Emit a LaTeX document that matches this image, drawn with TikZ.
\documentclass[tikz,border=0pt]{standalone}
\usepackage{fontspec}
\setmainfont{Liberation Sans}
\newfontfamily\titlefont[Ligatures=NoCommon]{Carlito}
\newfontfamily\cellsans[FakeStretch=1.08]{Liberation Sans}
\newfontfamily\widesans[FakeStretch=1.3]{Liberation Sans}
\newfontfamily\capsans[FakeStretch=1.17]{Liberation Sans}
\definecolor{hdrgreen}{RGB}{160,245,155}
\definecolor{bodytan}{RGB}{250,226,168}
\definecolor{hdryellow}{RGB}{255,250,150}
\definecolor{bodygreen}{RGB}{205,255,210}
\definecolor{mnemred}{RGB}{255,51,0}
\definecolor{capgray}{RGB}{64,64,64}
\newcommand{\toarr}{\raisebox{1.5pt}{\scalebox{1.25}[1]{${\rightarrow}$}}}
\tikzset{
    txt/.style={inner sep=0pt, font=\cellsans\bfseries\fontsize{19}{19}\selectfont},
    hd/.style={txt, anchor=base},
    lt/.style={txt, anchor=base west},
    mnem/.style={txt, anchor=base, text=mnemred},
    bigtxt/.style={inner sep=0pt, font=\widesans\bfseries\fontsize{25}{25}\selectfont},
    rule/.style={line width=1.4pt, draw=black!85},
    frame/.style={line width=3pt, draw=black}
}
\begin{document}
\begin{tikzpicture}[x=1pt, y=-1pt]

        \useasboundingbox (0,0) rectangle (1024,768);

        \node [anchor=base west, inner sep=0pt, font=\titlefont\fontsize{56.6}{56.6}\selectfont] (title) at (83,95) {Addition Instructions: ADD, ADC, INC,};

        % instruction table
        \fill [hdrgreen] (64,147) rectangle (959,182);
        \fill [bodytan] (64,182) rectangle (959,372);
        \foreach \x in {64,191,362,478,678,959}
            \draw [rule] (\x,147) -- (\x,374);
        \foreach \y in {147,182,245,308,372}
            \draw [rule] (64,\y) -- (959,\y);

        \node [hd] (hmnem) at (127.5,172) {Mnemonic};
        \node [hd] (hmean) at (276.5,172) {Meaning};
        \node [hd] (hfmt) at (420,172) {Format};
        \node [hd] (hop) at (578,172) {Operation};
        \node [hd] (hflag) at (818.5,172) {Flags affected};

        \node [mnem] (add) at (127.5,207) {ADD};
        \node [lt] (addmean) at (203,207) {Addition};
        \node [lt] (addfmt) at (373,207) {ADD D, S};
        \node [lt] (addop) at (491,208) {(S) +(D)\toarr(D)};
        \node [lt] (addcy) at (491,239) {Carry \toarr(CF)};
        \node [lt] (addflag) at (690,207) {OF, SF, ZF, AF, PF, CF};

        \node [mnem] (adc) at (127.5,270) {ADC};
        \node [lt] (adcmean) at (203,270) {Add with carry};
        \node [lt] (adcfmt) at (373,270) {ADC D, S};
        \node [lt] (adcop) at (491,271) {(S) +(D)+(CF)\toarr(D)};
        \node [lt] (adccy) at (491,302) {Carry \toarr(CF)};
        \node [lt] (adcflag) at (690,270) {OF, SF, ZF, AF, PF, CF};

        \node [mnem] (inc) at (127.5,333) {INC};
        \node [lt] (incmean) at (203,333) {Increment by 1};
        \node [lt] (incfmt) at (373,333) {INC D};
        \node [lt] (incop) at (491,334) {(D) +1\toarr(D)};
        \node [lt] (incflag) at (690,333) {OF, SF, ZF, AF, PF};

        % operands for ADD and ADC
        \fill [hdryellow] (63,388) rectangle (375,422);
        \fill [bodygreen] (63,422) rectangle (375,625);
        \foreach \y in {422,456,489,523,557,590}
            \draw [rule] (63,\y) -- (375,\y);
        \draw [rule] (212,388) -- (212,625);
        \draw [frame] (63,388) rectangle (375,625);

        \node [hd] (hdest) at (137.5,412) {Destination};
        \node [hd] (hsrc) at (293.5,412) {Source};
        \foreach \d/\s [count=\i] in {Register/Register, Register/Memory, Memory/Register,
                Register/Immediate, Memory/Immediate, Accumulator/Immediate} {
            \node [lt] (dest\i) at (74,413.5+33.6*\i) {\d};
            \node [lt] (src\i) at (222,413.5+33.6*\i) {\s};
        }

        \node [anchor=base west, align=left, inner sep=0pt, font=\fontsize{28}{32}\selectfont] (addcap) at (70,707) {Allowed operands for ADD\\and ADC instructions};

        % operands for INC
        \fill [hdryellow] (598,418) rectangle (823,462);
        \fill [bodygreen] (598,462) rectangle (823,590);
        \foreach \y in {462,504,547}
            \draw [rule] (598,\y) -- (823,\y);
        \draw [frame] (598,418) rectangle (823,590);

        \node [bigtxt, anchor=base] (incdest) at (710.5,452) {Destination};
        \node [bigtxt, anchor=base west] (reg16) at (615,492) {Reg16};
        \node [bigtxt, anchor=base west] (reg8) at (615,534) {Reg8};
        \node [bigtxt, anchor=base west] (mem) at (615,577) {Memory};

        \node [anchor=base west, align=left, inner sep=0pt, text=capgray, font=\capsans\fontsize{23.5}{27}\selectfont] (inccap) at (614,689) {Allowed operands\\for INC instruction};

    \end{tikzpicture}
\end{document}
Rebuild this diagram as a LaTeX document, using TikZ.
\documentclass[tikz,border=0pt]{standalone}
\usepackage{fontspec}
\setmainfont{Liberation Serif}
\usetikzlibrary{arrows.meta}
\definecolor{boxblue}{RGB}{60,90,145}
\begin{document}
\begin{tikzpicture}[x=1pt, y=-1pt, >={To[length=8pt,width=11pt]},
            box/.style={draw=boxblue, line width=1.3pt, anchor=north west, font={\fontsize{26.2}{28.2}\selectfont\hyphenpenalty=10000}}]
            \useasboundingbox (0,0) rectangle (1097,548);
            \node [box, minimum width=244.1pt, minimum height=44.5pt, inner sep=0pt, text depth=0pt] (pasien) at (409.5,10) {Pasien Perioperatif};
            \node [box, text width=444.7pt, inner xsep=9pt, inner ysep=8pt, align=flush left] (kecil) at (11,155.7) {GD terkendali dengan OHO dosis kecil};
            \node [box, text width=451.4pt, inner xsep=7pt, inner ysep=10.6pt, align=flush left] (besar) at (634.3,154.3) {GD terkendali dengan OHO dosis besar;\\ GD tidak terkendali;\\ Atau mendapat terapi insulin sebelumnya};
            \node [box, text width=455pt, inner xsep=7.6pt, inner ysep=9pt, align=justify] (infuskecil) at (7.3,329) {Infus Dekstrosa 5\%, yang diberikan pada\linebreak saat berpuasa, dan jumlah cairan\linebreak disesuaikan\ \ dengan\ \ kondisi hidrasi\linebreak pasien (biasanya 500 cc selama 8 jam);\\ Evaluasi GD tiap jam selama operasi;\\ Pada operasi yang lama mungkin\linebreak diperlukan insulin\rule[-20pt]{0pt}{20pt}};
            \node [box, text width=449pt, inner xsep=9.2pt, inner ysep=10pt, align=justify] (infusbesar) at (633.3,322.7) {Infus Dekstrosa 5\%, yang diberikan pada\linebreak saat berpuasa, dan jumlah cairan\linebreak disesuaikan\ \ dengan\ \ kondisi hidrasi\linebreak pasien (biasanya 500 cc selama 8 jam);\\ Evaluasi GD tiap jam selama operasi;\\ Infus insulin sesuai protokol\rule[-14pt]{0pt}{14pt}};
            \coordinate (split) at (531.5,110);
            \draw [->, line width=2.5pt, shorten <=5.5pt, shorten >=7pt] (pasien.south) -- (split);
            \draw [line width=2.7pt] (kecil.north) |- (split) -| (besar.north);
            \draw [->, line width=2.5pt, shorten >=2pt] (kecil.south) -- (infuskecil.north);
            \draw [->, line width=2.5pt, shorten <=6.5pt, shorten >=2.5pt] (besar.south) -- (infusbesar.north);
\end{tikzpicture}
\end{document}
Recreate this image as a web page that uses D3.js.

-*-

§ **Set problem**:
State the count of lines that contain the string "image". Nothing else is needed.

§ **Task response**:
2